Provided material
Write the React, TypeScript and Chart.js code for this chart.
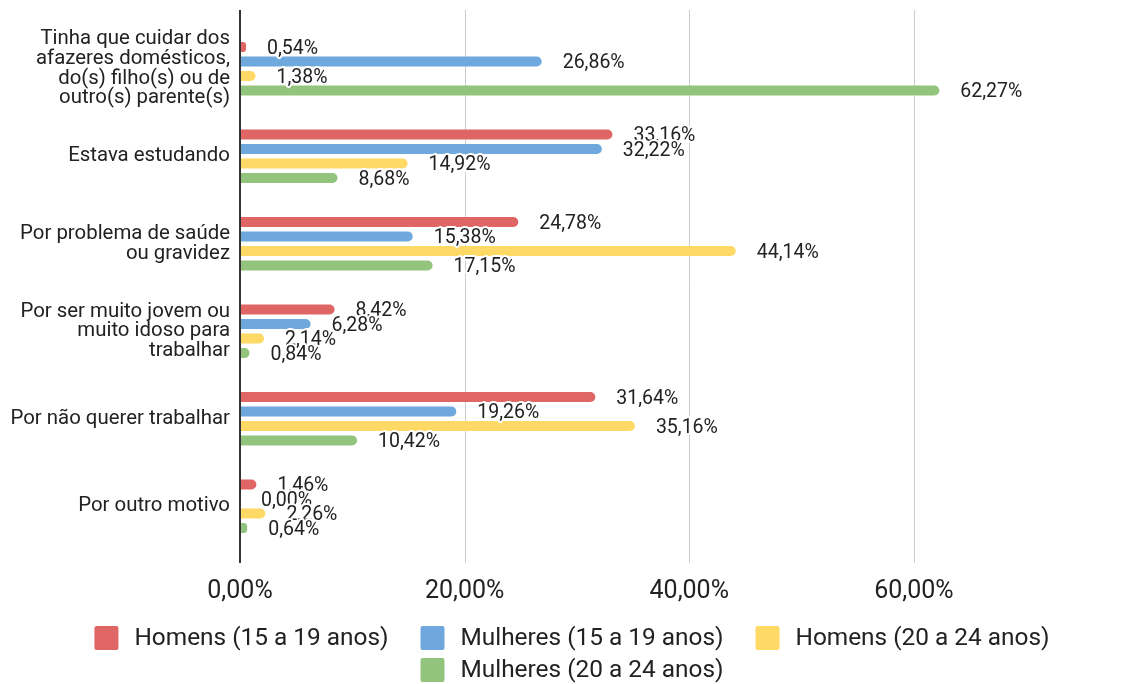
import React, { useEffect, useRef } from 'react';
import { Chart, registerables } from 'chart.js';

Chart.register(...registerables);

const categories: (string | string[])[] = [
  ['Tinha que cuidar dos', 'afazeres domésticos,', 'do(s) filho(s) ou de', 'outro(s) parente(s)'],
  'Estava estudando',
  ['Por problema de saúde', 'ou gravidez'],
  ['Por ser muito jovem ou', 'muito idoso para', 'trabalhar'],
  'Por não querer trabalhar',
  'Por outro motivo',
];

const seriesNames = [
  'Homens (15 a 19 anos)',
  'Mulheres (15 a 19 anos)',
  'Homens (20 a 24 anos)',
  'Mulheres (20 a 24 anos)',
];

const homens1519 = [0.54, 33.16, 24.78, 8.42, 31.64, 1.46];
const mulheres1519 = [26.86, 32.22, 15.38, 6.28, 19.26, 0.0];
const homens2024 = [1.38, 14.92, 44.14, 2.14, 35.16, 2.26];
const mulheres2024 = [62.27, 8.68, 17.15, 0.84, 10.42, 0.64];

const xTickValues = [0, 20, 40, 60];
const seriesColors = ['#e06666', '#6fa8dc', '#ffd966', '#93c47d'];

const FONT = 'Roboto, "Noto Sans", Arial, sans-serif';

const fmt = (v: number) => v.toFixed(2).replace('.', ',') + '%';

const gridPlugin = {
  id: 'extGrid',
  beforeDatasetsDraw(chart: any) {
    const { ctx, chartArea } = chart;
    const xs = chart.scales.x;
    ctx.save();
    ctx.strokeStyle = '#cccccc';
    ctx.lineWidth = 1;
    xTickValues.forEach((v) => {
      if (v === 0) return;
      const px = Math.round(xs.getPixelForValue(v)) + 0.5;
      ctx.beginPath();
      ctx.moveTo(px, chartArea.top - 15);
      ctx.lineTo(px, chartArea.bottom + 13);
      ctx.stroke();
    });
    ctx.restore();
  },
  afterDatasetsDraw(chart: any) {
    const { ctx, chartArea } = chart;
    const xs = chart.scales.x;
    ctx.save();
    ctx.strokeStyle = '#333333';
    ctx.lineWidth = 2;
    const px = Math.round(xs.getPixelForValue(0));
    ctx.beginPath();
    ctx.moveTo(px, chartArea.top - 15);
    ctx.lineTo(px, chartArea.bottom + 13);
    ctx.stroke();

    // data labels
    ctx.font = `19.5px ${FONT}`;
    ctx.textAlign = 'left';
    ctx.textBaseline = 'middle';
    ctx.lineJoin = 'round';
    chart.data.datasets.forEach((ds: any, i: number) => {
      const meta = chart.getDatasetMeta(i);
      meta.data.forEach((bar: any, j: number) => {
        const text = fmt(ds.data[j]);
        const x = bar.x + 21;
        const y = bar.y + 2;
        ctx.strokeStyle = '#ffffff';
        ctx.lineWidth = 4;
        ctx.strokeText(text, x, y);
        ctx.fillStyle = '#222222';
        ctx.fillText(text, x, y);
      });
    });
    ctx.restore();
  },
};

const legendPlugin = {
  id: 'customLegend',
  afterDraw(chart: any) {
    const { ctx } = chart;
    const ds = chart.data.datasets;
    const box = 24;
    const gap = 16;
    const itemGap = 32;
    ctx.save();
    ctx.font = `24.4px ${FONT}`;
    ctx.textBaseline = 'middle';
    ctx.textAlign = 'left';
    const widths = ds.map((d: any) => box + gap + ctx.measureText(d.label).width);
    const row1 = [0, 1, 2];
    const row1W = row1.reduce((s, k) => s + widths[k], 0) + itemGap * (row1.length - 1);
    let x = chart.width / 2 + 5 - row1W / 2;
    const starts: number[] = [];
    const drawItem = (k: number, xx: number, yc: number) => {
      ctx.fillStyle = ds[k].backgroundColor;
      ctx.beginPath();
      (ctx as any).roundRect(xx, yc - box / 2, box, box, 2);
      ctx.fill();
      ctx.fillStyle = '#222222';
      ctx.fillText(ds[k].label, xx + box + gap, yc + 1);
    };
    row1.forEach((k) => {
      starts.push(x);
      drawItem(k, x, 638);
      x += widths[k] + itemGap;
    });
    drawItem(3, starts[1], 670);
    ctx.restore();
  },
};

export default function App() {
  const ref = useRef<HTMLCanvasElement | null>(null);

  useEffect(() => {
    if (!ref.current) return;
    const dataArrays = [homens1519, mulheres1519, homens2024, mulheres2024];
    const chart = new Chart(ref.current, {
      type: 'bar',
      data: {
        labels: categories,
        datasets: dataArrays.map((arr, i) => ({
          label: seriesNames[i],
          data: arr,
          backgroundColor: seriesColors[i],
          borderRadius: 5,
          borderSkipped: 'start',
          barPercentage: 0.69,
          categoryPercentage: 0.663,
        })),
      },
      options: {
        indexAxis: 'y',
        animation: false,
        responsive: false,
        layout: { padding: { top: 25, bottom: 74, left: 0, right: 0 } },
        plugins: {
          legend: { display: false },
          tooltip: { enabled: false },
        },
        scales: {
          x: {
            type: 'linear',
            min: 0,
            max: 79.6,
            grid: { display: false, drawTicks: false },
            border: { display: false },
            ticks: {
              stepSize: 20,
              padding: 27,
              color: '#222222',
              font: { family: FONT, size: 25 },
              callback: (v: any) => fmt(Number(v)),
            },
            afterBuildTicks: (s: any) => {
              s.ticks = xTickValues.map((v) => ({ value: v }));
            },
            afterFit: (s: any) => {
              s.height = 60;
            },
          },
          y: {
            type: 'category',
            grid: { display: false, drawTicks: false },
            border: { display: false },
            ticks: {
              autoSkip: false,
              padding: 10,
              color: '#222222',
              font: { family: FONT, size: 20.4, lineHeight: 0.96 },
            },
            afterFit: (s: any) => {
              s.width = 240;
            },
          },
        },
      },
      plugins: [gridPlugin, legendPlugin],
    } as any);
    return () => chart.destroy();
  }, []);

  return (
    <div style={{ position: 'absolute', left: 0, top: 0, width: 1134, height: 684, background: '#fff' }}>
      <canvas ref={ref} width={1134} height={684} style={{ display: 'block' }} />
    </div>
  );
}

Exercise aim
Repeat only the lines from the beginning of the material through the line containing "Chart.register(...registerables);", both ends kept, leaving pictures out.

Result of the exercise
Write the React, TypeScript and Chart.js code for this chart.
import React, { useEffect, useRef } from 'react';
import { Chart, registerables } from 'chart.js';

Chart.register(...registerables);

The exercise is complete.